Lines containing the word "this" are to be located and copied.

**PROVIDED DATA**
********************
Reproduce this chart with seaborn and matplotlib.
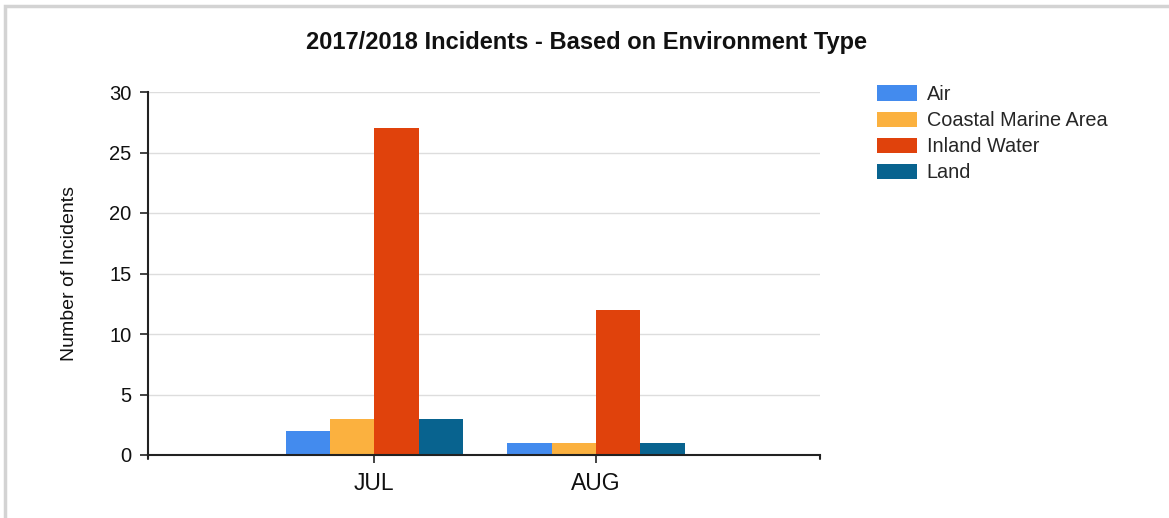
********************
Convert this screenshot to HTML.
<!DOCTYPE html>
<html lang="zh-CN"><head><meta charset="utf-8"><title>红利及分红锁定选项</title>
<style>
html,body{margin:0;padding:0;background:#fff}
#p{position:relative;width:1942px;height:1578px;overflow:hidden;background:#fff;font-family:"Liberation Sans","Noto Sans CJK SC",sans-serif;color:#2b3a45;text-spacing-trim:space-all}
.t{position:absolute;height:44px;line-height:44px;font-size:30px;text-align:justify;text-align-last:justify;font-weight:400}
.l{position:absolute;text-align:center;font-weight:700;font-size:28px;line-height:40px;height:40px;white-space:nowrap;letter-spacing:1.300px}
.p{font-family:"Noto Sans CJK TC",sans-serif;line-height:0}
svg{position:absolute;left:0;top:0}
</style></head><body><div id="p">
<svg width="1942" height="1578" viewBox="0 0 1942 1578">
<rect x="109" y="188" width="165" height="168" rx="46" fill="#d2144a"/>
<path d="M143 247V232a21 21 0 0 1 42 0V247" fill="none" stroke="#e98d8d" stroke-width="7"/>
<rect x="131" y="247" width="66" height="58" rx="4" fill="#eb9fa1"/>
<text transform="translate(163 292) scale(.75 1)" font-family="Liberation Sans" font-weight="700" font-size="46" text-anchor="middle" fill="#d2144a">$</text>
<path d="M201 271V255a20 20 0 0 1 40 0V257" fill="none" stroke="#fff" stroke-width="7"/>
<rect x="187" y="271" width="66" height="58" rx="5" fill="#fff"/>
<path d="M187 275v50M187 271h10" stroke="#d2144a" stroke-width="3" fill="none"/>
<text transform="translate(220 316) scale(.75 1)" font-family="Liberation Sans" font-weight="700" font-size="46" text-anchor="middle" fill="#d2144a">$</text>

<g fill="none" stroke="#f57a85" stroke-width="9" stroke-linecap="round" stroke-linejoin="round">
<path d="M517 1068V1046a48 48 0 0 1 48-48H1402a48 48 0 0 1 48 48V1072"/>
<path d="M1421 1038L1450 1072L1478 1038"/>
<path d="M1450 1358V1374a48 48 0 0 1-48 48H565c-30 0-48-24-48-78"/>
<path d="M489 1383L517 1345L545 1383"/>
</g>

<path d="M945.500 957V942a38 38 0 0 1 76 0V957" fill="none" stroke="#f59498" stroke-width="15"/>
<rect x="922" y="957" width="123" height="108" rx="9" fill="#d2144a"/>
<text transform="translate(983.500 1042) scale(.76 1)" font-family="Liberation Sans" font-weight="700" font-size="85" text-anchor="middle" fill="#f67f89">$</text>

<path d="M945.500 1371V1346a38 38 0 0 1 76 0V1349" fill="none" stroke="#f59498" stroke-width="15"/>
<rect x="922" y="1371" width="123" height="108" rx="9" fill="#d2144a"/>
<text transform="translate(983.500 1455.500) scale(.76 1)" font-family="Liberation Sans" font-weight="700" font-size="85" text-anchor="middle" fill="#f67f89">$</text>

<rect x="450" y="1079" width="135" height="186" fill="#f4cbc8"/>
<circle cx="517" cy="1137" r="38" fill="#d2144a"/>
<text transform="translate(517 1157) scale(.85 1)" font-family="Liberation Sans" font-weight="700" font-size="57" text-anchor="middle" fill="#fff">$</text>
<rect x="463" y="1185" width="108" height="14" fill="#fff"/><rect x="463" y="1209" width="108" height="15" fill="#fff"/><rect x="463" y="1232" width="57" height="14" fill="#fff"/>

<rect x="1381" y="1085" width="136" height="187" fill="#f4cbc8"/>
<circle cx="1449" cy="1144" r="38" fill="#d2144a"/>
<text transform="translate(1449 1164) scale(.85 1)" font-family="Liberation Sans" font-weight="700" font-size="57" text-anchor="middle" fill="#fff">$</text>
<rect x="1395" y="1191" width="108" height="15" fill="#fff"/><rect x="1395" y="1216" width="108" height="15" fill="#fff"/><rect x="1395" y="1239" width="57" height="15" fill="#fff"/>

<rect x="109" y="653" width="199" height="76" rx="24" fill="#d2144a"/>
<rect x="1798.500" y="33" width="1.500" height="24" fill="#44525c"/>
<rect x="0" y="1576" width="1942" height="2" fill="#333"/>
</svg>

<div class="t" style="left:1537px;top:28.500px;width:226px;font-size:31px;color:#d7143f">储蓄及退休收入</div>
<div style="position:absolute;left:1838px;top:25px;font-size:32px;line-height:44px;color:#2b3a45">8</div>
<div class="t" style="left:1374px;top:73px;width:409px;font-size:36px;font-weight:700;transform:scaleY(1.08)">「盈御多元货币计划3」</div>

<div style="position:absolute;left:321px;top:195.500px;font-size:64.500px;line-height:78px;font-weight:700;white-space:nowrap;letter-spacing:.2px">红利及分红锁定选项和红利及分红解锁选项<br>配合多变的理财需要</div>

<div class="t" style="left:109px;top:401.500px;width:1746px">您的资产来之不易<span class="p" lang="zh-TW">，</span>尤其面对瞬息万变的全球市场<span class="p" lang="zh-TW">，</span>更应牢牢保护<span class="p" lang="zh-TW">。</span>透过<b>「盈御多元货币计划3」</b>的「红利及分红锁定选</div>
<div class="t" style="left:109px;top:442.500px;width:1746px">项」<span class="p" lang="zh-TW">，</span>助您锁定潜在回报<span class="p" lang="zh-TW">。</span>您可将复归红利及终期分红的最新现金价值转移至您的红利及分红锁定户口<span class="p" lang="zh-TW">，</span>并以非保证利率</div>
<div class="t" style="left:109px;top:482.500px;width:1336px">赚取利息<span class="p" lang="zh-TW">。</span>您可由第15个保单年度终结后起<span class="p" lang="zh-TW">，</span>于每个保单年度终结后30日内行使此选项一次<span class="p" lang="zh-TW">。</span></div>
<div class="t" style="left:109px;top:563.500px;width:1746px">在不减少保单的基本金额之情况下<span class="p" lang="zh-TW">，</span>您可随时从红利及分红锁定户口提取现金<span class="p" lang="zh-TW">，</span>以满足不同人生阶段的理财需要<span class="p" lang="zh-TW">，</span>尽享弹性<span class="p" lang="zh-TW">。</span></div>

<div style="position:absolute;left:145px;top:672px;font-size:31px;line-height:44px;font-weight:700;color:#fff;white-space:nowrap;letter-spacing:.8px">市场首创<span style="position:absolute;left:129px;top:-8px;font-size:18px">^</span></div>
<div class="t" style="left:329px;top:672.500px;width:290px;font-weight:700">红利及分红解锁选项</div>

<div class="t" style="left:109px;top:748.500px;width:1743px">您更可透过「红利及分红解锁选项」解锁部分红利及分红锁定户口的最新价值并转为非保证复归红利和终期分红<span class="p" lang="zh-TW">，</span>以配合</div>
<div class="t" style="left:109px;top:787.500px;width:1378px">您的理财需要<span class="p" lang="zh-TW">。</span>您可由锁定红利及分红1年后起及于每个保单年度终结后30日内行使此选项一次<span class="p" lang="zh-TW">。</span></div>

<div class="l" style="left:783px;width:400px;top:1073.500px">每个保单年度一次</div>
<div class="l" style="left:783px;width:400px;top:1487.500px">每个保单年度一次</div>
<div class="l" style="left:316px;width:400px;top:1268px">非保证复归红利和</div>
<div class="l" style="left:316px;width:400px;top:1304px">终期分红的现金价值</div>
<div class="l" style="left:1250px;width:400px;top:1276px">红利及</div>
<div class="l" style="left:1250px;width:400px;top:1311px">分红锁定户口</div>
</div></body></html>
********************
**COMPLETE ANSWER**
Reproduce this chart with seaborn and matplotlib.
Convert this screenshot to HTML.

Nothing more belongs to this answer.